The Guardian has the latest on British intelligence which highlights yet more collusion on the part of Trump and Russia.
The UK government was given details last December of allegedly extensive contacts between the Trump campaign and Moscow, according to court papers.
Reports by Christopher Steele, a former MI6 officer, on possible collusion between the the Trump camp and the Kremlin are at the centre of a political storm in the US over Moscow’s role in getting Donald Trump elected.
It was not previously known that the UK intelligence services had also received the dossier but Steele confirmed in a court filing earlier this month that he handed a memorandum compiled in December to a “senior UK government national security official acting in his official capacity, on a confidential basis in hard copy form”.
The court papers say Steele decided to pass on the information he had collected because it was “of considerable importance in relation to alleged Russian interference in the US presidential election”, that it “had implications for the national security of the US and the UK” and “needed to [be] analysed and further investigated/verified”.

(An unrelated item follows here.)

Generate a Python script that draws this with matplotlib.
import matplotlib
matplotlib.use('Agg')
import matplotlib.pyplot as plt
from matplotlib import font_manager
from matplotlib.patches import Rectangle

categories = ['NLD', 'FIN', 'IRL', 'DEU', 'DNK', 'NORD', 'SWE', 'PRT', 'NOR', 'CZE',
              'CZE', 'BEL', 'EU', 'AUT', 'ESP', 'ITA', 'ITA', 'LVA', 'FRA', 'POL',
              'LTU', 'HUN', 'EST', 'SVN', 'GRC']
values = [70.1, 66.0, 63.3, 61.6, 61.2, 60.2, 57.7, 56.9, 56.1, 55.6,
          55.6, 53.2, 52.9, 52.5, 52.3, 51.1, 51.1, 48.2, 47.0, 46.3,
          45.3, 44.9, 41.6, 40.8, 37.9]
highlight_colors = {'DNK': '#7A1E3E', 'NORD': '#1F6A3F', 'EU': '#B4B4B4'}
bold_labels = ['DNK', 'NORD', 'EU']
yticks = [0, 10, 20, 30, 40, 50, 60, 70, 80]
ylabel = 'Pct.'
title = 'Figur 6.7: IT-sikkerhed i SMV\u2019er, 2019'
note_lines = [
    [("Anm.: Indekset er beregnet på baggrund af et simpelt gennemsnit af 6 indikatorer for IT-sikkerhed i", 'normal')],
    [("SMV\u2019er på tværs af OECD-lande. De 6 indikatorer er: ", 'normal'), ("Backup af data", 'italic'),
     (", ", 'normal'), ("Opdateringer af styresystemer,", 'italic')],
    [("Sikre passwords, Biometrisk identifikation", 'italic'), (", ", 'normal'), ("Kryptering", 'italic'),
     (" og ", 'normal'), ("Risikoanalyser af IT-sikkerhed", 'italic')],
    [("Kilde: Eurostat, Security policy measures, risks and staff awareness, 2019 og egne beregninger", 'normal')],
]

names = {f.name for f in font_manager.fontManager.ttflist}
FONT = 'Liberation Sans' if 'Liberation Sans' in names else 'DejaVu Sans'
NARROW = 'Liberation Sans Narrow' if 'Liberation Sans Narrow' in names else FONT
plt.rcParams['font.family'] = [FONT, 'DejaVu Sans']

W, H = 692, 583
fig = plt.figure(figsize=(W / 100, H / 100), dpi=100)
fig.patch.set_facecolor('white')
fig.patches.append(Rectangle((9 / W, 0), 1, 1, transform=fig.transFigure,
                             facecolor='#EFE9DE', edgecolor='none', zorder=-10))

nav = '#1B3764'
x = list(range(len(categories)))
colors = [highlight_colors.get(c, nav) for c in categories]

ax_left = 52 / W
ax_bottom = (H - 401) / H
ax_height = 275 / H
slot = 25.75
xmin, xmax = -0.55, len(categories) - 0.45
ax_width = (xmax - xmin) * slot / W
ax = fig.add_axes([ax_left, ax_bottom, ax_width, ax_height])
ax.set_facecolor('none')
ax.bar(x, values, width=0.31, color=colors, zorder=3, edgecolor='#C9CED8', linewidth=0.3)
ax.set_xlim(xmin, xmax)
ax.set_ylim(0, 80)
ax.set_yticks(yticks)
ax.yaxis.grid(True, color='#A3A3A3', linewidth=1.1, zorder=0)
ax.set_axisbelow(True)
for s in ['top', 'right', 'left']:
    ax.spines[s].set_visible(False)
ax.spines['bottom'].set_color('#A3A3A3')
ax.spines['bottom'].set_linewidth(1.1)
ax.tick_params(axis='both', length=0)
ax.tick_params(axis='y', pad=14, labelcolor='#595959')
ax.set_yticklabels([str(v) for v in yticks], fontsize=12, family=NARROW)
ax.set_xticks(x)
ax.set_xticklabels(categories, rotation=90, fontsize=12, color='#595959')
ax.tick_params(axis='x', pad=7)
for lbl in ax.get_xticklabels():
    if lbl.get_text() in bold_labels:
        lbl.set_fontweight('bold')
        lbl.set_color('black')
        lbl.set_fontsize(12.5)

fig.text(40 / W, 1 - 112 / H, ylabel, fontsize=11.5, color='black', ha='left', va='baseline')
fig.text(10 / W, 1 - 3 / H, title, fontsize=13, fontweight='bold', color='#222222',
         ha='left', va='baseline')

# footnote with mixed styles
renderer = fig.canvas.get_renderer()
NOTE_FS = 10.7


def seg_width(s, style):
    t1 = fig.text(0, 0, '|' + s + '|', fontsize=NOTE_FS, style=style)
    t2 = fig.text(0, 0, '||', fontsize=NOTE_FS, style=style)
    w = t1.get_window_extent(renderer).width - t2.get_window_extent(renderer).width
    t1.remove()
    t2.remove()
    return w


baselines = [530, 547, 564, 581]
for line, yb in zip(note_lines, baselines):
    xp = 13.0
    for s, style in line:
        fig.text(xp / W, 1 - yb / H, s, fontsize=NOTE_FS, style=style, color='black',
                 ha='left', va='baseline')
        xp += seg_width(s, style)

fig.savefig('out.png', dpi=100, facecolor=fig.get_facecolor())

The December memo alleged that four Trump representatives travelled to Prague in August or September in 2016 for “secret discussions with Kremlin representatives and associated operators/hackers”, about how to pay hackers secretly for penetrating Democratic party computer systems and “contingency plans for covering up operations”.
Between March and September, the December memo alleges, the hackers used botnets and porn traffic to transmit viruses, plant bugs and steal data online from Democratic party leadership. Two of the hackers had been “recruited under duress by the FSB” the memo said. The hackers were paid by the Trump organisation, but were under the control of Vladimir Putin’s presidential administration.